■ **Objective**:
Among the entries that follow, the required portion opens with the line containing "Recreate this image" and closes with the line containing "ax.spines[s].set_zorder(6)". Give that portion again exactly, and nothing else.

■ **Data to process**:
— begin —
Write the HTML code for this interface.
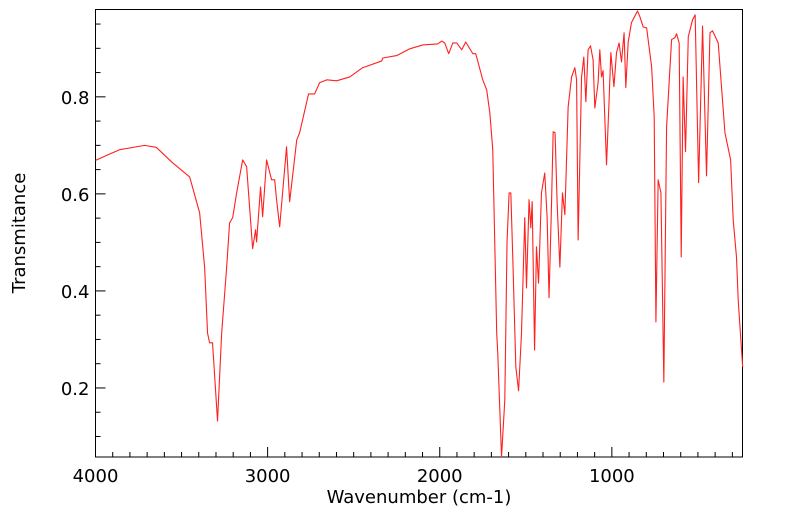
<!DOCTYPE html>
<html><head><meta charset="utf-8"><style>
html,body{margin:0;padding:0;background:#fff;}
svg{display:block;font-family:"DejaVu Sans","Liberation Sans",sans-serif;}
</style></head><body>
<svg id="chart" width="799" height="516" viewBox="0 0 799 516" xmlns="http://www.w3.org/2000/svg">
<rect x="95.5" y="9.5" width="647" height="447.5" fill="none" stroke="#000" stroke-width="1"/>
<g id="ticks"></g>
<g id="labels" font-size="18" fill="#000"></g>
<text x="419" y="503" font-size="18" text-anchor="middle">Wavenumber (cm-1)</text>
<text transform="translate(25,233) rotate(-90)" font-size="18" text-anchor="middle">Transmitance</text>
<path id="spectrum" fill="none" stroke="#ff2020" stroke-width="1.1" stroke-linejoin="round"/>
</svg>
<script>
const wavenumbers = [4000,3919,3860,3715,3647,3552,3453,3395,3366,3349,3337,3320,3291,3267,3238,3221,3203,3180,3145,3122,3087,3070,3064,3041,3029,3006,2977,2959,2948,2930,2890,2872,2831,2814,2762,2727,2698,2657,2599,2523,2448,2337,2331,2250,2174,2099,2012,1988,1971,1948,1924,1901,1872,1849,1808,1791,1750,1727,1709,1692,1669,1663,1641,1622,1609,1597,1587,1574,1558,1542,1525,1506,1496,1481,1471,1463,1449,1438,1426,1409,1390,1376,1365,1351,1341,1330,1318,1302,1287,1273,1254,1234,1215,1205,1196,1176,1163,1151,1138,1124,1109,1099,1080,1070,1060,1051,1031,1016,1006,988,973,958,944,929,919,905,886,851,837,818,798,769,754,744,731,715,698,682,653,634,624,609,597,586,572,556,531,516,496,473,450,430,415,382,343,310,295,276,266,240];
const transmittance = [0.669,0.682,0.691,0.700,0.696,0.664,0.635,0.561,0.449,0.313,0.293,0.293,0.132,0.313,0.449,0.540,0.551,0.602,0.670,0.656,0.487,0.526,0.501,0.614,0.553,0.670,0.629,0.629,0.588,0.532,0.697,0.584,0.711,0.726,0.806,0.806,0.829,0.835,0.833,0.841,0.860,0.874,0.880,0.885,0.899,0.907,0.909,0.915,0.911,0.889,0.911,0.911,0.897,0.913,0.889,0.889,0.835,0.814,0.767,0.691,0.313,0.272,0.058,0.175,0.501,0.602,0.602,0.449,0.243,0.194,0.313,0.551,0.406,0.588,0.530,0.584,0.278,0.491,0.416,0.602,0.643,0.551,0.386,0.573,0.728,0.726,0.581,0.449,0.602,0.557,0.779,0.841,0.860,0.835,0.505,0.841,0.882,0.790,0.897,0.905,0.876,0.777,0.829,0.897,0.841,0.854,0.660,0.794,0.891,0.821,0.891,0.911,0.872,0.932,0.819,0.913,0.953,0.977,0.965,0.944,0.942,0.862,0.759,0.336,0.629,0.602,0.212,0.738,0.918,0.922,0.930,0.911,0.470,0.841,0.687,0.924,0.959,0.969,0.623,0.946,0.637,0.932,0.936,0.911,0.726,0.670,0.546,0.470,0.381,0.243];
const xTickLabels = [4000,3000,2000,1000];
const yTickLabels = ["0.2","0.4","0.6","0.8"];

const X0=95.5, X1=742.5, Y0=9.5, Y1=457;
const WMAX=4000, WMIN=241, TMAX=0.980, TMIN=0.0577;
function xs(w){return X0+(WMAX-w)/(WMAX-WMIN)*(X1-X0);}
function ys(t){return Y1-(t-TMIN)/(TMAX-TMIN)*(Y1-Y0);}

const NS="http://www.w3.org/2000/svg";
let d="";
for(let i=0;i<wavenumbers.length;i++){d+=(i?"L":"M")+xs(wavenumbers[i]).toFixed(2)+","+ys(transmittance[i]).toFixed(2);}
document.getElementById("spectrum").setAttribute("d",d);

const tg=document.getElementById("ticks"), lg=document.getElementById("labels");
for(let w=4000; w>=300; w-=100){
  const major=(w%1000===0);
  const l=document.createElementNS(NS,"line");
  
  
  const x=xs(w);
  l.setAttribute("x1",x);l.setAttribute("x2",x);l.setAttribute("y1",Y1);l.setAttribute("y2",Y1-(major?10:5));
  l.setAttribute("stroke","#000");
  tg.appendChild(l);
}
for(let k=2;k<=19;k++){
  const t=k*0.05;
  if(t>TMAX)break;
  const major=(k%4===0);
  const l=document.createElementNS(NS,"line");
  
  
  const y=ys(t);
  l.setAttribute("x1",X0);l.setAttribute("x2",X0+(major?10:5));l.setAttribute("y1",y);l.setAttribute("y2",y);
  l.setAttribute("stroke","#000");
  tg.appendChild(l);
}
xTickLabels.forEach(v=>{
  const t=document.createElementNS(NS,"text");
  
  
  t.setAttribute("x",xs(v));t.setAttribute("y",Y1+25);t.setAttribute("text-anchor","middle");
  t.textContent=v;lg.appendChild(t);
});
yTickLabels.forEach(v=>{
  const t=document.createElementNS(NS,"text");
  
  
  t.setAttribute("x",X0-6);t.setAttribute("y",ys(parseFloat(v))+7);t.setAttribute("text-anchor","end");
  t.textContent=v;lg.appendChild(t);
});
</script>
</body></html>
— end —
— begin —
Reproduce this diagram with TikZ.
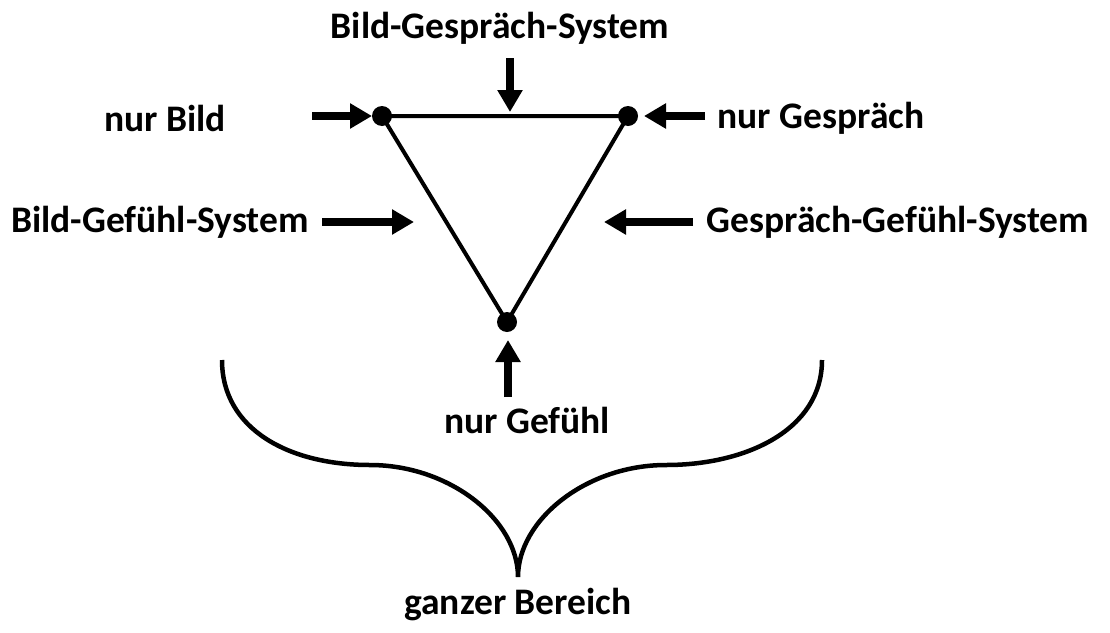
— end —
— begin —
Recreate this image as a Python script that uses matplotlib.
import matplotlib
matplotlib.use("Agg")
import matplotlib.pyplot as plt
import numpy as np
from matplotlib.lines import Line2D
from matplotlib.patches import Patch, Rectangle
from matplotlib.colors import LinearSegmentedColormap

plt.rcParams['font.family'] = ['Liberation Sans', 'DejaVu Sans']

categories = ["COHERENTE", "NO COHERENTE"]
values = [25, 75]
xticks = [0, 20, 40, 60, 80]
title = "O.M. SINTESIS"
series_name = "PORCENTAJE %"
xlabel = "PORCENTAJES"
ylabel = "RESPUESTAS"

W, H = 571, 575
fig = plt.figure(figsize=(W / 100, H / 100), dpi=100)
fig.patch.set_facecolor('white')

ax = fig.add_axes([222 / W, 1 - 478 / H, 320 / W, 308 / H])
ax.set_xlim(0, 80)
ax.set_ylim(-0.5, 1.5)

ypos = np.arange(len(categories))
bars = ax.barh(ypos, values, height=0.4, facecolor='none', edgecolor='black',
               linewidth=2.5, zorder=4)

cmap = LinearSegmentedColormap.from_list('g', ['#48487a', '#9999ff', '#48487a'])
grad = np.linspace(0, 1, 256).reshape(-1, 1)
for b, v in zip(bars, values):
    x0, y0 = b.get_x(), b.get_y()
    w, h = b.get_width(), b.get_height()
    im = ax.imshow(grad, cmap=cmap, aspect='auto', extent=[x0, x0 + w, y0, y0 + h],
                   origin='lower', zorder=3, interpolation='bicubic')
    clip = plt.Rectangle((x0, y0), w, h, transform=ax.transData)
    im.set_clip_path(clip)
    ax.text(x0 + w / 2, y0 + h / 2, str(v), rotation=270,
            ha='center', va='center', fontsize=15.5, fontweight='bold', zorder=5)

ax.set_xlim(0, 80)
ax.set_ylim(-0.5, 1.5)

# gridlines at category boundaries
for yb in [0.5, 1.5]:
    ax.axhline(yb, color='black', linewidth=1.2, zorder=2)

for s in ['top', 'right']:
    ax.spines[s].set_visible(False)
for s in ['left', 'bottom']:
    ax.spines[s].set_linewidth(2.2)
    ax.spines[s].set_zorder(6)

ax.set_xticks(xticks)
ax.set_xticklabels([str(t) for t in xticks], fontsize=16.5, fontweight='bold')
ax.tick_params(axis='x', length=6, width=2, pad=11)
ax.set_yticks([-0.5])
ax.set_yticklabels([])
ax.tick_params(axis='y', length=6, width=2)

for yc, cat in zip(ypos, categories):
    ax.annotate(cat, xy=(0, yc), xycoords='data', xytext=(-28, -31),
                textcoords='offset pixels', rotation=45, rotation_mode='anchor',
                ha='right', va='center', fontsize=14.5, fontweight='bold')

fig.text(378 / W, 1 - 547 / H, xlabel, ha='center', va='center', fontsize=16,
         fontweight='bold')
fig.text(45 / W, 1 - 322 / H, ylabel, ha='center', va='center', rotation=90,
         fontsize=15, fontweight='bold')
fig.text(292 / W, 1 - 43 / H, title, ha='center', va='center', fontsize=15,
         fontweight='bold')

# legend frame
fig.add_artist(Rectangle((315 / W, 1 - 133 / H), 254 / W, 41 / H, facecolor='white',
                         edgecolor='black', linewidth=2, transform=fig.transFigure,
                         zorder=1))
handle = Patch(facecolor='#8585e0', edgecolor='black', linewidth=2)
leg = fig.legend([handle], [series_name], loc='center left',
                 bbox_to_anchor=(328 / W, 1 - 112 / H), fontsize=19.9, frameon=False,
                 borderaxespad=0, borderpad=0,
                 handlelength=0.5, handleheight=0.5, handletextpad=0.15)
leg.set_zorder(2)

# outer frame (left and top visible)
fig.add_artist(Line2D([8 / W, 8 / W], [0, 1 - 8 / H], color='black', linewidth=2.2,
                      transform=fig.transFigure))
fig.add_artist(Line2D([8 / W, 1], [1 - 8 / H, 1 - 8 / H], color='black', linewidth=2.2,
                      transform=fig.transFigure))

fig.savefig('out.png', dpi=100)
— end —
■ **Solution**:
Recreate this image as a Python script that uses matplotlib.
import matplotlib
matplotlib.use("Agg")
import matplotlib.pyplot as plt
import numpy as np
from matplotlib.lines import Line2D
from matplotlib.patches import Patch, Rectangle
from matplotlib.colors import LinearSegmentedColormap

plt.rcParams['font.family'] = ['Liberation Sans', 'DejaVu Sans']

categories = ["COHERENTE", "NO COHERENTE"]
values = [25, 75]
xticks = [0, 20, 40, 60, 80]
title = "O.M. SINTESIS"
series_name = "PORCENTAJE %"
xlabel = "PORCENTAJES"
ylabel = "RESPUESTAS"

W, H = 571, 575
fig = plt.figure(figsize=(W / 100, H / 100), dpi=100)
fig.patch.set_facecolor('white')

ax = fig.add_axes([222 / W, 1 - 478 / H, 320 / W, 308 / H])
ax.set_xlim(0, 80)
ax.set_ylim(-0.5, 1.5)

ypos = np.arange(len(categories))
bars = ax.barh(ypos, values, height=0.4, facecolor='none', edgecolor='black',
               linewidth=2.5, zorder=4)

cmap = LinearSegmentedColormap.from_list('g', ['#48487a', '#9999ff', '#48487a'])
grad = np.linspace(0, 1, 256).reshape(-1, 1)
for b, v in zip(bars, values):
    x0, y0 = b.get_x(), b.get_y()
    w, h = b.get_width(), b.get_height()
    im = ax.imshow(grad, cmap=cmap, aspect='auto', extent=[x0, x0 + w, y0, y0 + h],
                   origin='lower', zorder=3, interpolation='bicubic')
    clip = plt.Rectangle((x0, y0), w, h, transform=ax.transData)
    im.set_clip_path(clip)
    ax.text(x0 + w / 2, y0 + h / 2, str(v), rotation=270,
            ha='center', va='center', fontsize=15.5, fontweight='bold', zorder=5)

ax.set_xlim(0, 80)
ax.set_ylim(-0.5, 1.5)

# gridlines at category boundaries
for yb in [0.5, 1.5]:
    ax.axhline(yb, color='black', linewidth=1.2, zorder=2)

for s in ['top', 'right']:
    ax.spines[s].set_visible(False)
for s in ['left', 'bottom']:
    ax.spines[s].set_linewidth(2.2)
    ax.spines[s].set_zorder(6)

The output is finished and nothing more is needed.